Repeat verbatim only the lines from the one with "Emit a Python" through the one with "import numpy as np", both ends kept. Pictures stay out.

Supplied material
%%

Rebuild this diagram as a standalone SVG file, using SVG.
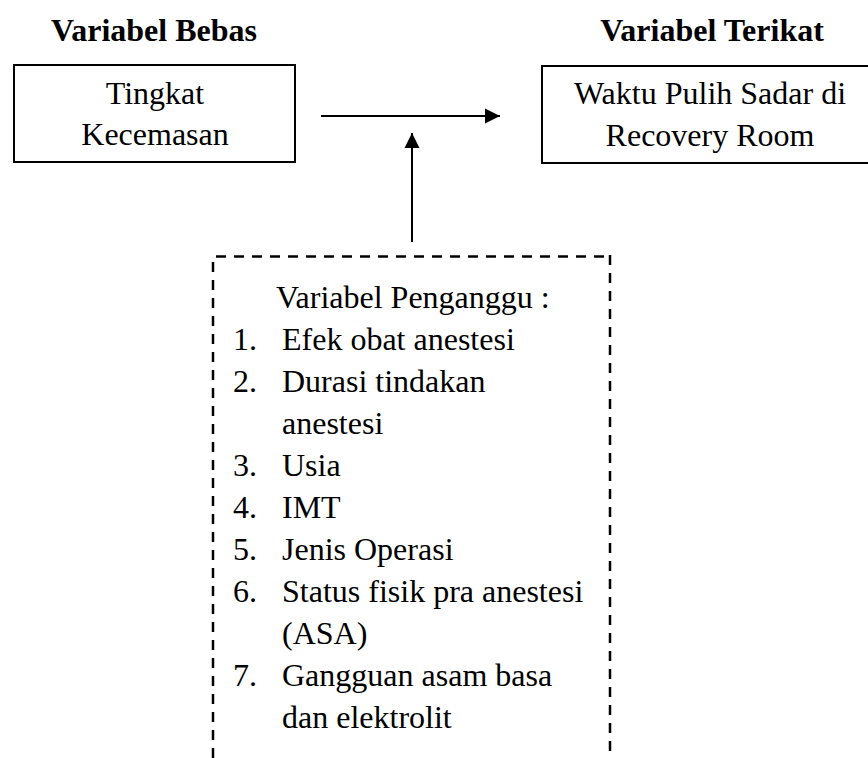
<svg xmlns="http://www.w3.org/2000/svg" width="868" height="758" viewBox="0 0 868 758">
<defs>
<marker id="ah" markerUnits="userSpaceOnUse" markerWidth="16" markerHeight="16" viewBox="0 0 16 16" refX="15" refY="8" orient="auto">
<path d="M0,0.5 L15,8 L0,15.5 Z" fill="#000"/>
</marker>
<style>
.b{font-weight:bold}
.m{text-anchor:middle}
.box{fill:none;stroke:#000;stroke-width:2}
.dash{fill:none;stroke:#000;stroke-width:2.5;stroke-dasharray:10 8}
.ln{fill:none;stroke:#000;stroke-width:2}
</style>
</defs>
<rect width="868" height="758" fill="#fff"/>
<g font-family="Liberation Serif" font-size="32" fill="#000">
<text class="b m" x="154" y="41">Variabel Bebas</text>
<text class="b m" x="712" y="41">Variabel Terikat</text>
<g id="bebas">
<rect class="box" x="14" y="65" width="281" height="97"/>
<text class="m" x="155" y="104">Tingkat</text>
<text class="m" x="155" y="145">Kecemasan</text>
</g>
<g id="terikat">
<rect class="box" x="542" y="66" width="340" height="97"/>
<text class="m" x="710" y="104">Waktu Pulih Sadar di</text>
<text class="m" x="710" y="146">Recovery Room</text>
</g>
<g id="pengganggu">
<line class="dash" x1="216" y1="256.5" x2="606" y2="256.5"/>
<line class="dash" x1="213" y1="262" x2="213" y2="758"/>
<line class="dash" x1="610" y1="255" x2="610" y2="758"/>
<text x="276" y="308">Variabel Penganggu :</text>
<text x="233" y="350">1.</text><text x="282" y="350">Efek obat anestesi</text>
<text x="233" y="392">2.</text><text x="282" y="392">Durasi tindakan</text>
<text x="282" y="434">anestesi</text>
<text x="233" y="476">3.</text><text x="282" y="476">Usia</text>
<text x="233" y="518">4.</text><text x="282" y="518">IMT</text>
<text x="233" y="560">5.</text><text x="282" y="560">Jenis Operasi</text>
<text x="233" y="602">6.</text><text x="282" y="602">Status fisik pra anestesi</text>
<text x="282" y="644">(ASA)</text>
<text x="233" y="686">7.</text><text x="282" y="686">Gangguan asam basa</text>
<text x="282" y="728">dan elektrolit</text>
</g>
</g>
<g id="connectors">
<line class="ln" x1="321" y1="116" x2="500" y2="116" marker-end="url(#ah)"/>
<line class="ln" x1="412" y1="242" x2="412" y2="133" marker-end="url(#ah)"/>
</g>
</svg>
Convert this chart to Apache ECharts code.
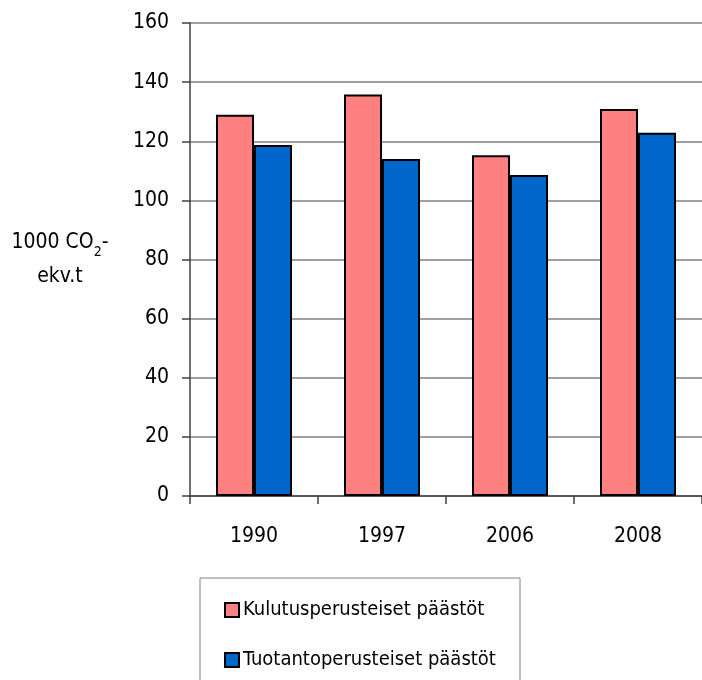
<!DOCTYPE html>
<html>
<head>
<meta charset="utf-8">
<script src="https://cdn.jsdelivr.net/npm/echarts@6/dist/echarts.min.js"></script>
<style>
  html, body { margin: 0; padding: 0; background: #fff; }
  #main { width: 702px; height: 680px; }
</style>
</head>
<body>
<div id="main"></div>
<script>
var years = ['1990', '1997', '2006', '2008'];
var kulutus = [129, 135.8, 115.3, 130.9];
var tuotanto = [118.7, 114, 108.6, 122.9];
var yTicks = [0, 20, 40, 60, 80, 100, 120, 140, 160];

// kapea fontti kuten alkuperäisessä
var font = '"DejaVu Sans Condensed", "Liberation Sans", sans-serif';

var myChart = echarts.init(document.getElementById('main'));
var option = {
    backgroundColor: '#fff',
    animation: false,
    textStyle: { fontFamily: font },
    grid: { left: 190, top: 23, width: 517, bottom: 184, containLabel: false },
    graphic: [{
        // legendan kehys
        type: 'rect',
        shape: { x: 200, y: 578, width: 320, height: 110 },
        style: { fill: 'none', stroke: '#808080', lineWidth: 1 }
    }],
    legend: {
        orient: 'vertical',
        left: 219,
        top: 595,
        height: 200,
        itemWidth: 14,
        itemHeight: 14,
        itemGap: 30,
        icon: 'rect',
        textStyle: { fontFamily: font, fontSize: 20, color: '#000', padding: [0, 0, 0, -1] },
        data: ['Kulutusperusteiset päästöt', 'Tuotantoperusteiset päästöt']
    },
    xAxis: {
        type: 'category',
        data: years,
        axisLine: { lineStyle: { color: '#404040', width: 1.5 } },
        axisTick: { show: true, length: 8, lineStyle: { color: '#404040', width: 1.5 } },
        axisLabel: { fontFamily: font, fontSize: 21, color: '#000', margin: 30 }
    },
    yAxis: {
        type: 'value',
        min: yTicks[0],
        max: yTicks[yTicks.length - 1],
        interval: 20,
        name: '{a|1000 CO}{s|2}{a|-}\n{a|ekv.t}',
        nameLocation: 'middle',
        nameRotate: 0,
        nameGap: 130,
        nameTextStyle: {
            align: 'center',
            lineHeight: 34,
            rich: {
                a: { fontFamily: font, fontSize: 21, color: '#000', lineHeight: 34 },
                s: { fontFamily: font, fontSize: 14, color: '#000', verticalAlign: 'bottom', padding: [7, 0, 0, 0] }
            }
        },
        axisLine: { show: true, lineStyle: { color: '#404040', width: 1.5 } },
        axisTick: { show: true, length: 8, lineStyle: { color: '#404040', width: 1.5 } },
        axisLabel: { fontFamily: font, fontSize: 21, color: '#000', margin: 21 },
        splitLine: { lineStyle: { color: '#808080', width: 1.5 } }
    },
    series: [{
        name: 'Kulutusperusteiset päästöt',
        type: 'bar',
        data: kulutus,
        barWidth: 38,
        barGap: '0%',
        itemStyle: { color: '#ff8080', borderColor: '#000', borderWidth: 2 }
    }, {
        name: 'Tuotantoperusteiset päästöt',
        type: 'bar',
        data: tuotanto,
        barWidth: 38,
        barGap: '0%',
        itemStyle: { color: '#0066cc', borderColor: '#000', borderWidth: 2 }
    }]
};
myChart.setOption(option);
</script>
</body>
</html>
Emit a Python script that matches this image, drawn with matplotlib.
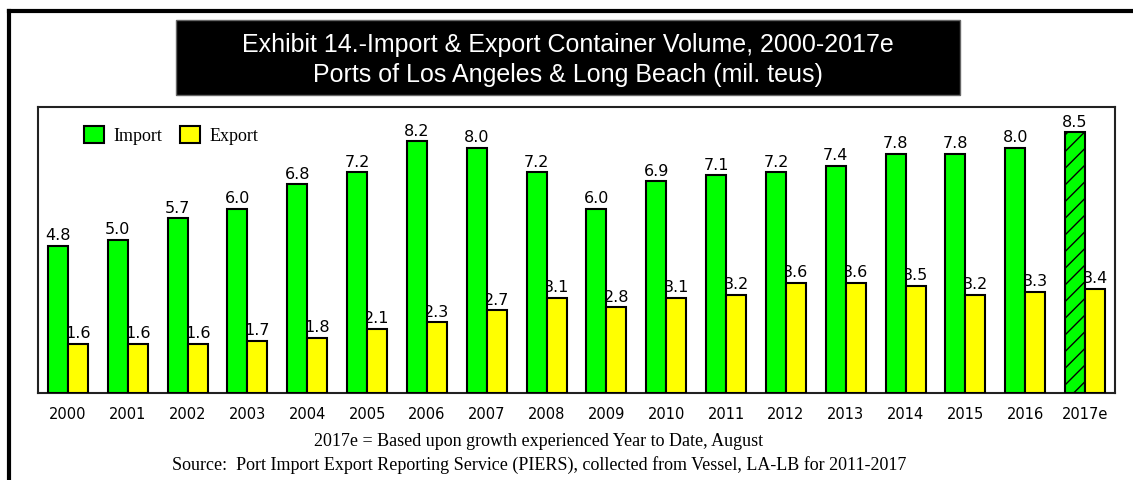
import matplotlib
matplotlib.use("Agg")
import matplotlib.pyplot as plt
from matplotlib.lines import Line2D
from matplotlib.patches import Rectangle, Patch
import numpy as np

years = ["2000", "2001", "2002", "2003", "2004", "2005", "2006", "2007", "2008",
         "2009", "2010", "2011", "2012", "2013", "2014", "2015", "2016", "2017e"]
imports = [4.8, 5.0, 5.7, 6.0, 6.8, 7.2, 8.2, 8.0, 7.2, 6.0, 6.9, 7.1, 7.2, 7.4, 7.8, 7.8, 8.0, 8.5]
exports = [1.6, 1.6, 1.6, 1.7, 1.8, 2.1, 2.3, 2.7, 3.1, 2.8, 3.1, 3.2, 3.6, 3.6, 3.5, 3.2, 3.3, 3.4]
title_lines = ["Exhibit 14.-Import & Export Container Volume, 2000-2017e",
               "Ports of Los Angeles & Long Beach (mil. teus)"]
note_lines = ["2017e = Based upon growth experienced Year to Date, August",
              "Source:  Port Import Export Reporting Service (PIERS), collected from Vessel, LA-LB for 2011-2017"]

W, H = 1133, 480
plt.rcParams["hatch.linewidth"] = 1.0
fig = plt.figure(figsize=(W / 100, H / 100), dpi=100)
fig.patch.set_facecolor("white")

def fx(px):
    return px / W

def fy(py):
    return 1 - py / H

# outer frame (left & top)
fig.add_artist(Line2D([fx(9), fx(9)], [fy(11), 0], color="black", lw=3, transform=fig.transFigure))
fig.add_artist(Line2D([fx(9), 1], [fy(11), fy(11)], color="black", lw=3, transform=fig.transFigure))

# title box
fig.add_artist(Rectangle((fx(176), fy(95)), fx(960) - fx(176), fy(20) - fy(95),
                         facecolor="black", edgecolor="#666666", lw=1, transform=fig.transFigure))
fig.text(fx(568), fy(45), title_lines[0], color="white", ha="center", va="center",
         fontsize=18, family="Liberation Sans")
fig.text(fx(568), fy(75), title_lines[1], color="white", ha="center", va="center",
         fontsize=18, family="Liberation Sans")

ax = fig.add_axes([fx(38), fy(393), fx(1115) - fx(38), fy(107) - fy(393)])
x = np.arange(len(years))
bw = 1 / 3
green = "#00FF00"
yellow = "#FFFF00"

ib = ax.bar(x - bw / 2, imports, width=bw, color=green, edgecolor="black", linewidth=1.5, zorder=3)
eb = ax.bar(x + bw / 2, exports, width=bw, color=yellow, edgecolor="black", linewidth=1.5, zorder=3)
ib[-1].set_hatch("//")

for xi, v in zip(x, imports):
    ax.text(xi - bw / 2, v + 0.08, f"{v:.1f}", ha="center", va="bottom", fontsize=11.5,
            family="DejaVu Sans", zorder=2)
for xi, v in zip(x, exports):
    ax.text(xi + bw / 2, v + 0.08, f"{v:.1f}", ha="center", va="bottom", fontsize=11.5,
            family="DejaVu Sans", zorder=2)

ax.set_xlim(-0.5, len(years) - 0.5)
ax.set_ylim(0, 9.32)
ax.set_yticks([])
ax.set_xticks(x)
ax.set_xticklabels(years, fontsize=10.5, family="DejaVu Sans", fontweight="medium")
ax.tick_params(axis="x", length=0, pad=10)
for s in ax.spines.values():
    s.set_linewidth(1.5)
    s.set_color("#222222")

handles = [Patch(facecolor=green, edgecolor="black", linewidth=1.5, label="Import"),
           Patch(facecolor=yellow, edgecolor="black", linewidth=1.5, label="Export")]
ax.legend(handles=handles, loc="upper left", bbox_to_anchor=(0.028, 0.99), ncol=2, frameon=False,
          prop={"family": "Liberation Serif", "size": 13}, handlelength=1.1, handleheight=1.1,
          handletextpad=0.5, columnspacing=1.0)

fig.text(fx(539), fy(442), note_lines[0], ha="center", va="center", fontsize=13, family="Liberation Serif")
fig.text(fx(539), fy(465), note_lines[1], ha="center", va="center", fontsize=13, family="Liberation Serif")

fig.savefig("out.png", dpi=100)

%%
%%

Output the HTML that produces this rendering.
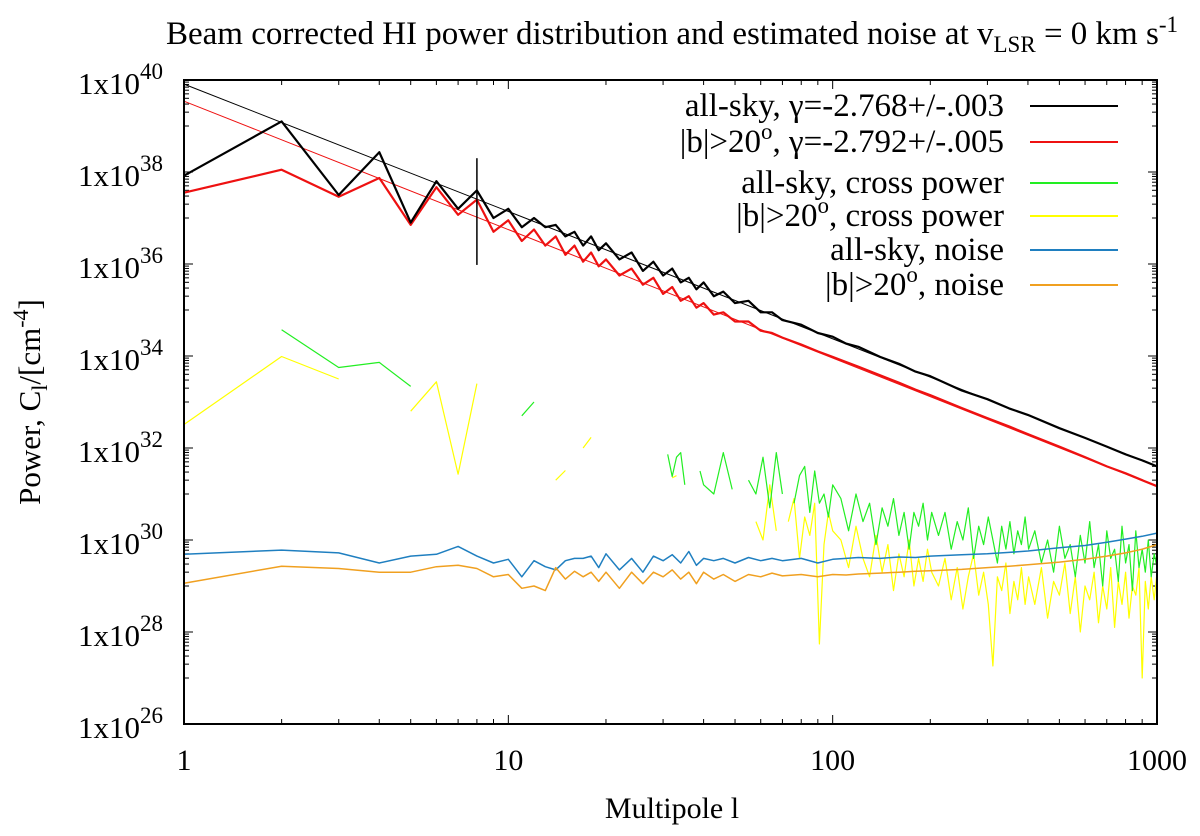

%%

Task output
Emit a Python script that matches this image, drawn with matplotlib.
import matplotlib
matplotlib.use("Agg")
import matplotlib.pyplot as plt
from matplotlib.lines import Line2D
from matplotlib.patches import Rectangle, Patch
import numpy as np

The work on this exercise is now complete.